Brief
Please retype the records below exactly, from the first line through the line containing "(we1) -- (we2);", and leave out any pictures.

Dataset content
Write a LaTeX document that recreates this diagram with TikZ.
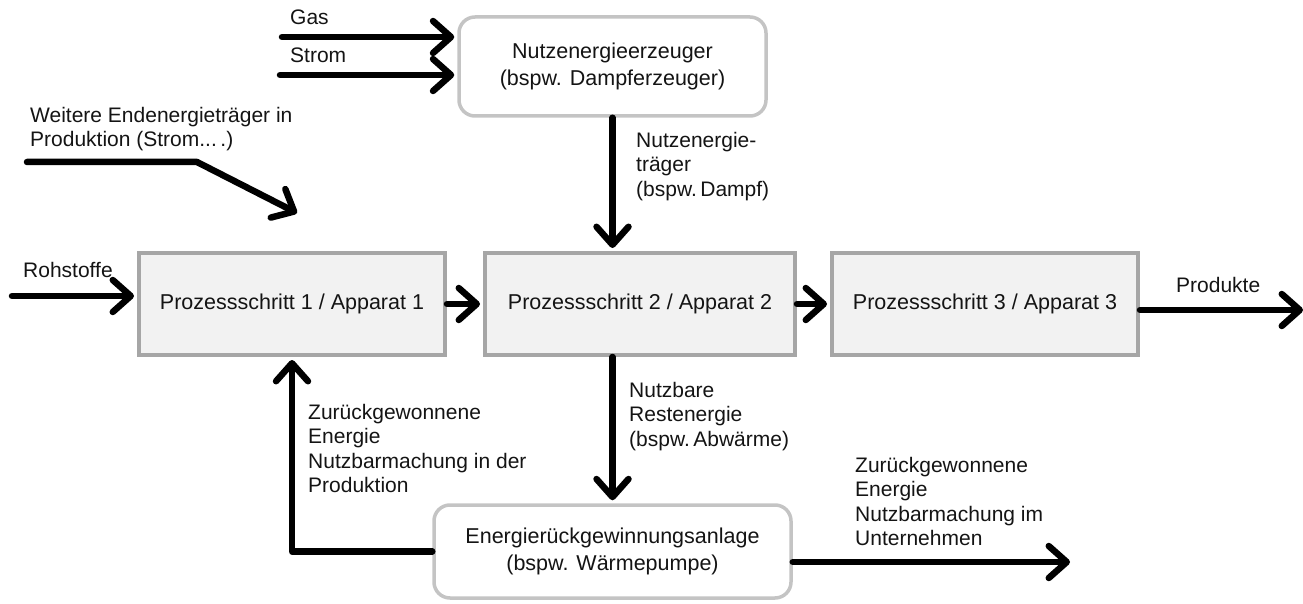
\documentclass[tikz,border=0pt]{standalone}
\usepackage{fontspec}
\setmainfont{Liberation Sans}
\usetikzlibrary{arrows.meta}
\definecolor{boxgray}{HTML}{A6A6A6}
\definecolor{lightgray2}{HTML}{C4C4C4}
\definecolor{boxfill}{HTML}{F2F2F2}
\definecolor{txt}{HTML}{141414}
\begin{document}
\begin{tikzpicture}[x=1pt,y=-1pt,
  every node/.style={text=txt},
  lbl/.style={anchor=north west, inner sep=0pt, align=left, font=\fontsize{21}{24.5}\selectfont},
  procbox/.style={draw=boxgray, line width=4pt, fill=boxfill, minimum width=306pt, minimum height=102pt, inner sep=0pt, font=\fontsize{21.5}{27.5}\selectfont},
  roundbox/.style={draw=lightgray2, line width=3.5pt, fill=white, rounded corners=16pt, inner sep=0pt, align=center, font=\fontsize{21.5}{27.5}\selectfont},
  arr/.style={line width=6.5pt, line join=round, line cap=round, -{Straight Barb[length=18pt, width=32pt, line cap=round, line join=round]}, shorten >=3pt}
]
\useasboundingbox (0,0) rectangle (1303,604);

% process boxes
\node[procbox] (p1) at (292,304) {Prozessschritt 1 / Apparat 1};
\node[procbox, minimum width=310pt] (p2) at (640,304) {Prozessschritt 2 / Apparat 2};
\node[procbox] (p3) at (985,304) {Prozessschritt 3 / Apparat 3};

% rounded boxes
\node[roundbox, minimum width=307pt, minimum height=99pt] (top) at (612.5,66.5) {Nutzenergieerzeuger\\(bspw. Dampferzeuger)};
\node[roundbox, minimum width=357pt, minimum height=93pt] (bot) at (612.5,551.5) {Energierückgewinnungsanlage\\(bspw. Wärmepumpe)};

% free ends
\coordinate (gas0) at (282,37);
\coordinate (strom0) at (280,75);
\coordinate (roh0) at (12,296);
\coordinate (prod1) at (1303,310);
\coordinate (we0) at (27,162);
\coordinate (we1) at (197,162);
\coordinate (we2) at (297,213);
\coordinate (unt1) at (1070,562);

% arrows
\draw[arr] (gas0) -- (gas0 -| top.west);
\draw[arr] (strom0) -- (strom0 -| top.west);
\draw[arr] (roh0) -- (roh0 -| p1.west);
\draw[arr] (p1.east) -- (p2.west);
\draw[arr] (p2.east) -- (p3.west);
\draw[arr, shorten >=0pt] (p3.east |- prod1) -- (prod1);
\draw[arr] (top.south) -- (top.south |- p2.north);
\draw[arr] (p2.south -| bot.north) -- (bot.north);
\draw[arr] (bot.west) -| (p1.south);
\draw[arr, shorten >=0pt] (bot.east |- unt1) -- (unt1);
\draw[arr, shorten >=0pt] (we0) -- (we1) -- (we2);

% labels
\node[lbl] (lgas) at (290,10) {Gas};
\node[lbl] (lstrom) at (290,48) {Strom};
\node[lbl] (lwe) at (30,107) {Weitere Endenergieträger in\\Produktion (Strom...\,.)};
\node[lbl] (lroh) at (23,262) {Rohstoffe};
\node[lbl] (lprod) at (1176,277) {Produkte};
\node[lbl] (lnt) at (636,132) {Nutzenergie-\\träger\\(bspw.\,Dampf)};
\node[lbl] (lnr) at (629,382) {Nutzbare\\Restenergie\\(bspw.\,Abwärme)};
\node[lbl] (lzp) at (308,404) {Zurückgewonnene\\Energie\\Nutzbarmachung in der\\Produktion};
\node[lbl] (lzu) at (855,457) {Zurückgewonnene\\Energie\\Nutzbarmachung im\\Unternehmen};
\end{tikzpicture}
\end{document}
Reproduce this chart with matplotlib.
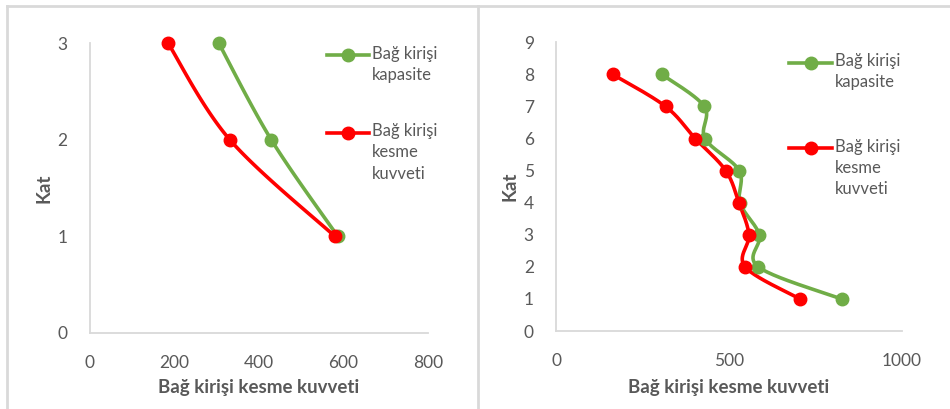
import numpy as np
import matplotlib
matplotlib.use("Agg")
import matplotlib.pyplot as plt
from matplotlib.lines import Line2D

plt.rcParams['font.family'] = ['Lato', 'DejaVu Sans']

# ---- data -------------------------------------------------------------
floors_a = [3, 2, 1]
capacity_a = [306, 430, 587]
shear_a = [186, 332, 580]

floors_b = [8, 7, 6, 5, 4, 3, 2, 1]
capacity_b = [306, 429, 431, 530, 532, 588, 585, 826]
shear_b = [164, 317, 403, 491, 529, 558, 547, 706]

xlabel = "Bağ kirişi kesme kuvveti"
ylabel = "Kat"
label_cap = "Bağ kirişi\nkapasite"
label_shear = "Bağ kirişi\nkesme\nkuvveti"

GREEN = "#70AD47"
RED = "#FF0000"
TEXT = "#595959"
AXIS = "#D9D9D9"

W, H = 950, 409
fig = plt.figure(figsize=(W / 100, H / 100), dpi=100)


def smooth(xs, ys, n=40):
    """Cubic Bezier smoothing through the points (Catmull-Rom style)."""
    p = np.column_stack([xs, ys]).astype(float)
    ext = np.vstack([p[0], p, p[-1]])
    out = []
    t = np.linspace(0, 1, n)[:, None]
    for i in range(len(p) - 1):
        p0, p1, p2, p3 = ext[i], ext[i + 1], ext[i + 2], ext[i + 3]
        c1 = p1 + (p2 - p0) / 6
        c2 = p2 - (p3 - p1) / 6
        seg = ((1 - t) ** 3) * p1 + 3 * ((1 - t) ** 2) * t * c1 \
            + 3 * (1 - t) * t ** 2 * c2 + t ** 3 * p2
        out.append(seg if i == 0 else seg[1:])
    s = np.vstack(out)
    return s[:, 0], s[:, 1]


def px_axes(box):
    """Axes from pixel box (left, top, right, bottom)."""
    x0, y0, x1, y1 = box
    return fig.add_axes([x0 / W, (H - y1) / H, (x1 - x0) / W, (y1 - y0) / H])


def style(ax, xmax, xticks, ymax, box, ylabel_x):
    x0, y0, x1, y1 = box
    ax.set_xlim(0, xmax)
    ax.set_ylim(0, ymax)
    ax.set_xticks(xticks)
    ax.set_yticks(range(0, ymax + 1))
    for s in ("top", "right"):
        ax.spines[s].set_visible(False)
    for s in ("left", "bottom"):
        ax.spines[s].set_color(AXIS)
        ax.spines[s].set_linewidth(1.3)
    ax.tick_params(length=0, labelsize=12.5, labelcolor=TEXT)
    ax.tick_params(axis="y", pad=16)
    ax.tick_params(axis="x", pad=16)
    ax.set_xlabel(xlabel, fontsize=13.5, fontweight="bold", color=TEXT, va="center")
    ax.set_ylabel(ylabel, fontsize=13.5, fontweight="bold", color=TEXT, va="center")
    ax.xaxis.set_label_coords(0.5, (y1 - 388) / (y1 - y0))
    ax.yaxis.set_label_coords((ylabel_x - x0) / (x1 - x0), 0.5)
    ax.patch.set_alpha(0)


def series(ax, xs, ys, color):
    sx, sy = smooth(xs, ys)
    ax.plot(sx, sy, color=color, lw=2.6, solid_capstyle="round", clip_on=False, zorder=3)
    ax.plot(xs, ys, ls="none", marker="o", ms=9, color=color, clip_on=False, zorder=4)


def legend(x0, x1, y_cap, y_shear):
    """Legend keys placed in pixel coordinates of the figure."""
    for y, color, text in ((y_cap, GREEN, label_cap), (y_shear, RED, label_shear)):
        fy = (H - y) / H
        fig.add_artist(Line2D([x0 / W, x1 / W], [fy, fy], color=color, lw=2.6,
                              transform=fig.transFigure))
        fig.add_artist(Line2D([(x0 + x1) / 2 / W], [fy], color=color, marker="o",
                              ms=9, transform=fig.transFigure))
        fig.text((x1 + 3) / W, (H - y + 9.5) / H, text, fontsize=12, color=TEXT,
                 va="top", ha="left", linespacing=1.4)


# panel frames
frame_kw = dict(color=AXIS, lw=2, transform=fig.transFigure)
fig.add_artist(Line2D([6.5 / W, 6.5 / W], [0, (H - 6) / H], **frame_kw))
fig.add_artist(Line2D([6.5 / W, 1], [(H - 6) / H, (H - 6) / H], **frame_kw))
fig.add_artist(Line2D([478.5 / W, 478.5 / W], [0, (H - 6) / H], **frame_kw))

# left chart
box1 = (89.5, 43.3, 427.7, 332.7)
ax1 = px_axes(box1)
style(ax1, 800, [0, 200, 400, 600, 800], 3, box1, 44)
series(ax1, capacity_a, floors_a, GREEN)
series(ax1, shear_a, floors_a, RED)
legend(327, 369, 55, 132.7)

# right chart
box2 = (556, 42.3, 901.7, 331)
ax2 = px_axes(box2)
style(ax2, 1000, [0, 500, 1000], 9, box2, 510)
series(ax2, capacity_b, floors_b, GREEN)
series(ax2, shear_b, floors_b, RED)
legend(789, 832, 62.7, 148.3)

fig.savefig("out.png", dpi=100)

Result for this exercise
Write a LaTeX document that recreates this diagram with TikZ.
\documentclass[tikz,border=0pt]{standalone}
\usepackage{fontspec}
\setmainfont{Liberation Sans}
\usetikzlibrary{arrows.meta}
\definecolor{boxgray}{HTML}{A6A6A6}
\definecolor{lightgray2}{HTML}{C4C4C4}
\definecolor{boxfill}{HTML}{F2F2F2}
\definecolor{txt}{HTML}{141414}
\begin{document}
\begin{tikzpicture}[x=1pt,y=-1pt,
  every node/.style={text=txt},
  lbl/.style={anchor=north west, inner sep=0pt, align=left, font=\fontsize{21}{24.5}\selectfont},
  procbox/.style={draw=boxgray, line width=4pt, fill=boxfill, minimum width=306pt, minimum height=102pt, inner sep=0pt, font=\fontsize{21.5}{27.5}\selectfont},
  roundbox/.style={draw=lightgray2, line width=3.5pt, fill=white, rounded corners=16pt, inner sep=0pt, align=center, font=\fontsize{21.5}{27.5}\selectfont},
  arr/.style={line width=6.5pt, line join=round, line cap=round, -{Straight Barb[length=18pt, width=32pt, line cap=round, line join=round]}, shorten >=3pt}
]
\useasboundingbox (0,0) rectangle (1303,604);

% process boxes
\node[procbox] (p1) at (292,304) {Prozessschritt 1 / Apparat 1};
\node[procbox, minimum width=310pt] (p2) at (640,304) {Prozessschritt 2 / Apparat 2};
\node[procbox] (p3) at (985,304) {Prozessschritt 3 / Apparat 3};

% rounded boxes
\node[roundbox, minimum width=307pt, minimum height=99pt] (top) at (612.5,66.5) {Nutzenergieerzeuger\\(bspw. Dampferzeuger)};
\node[roundbox, minimum width=357pt, minimum height=93pt] (bot) at (612.5,551.5) {Energierückgewinnungsanlage\\(bspw. Wärmepumpe)};

% free ends
\coordinate (gas0) at (282,37);
\coordinate (strom0) at (280,75);
\coordinate (roh0) at (12,296);
\coordinate (prod1) at (1303,310);
\coordinate (we0) at (27,162);
\coordinate (we1) at (197,162);
\coordinate (we2) at (297,213);
\coordinate (unt1) at (1070,562);

% arrows
\draw[arr] (gas0) -- (gas0 -| top.west);
\draw[arr] (strom0) -- (strom0 -| top.west);
\draw[arr] (roh0) -- (roh0 -| p1.west);
\draw[arr] (p1.east) -- (p2.west);
\draw[arr] (p2.east) -- (p3.west);
\draw[arr, shorten >=0pt] (p3.east |- prod1) -- (prod1);
\draw[arr] (top.south) -- (top.south |- p2.north);
\draw[arr] (p2.south -| bot.north) -- (bot.north);
\draw[arr] (bot.west) -| (p1.south);
\draw[arr, shorten >=0pt] (bot.east |- unt1) -- (unt1);
\draw[arr, shorten >=0pt] (we0) -- (we1) -- (we2);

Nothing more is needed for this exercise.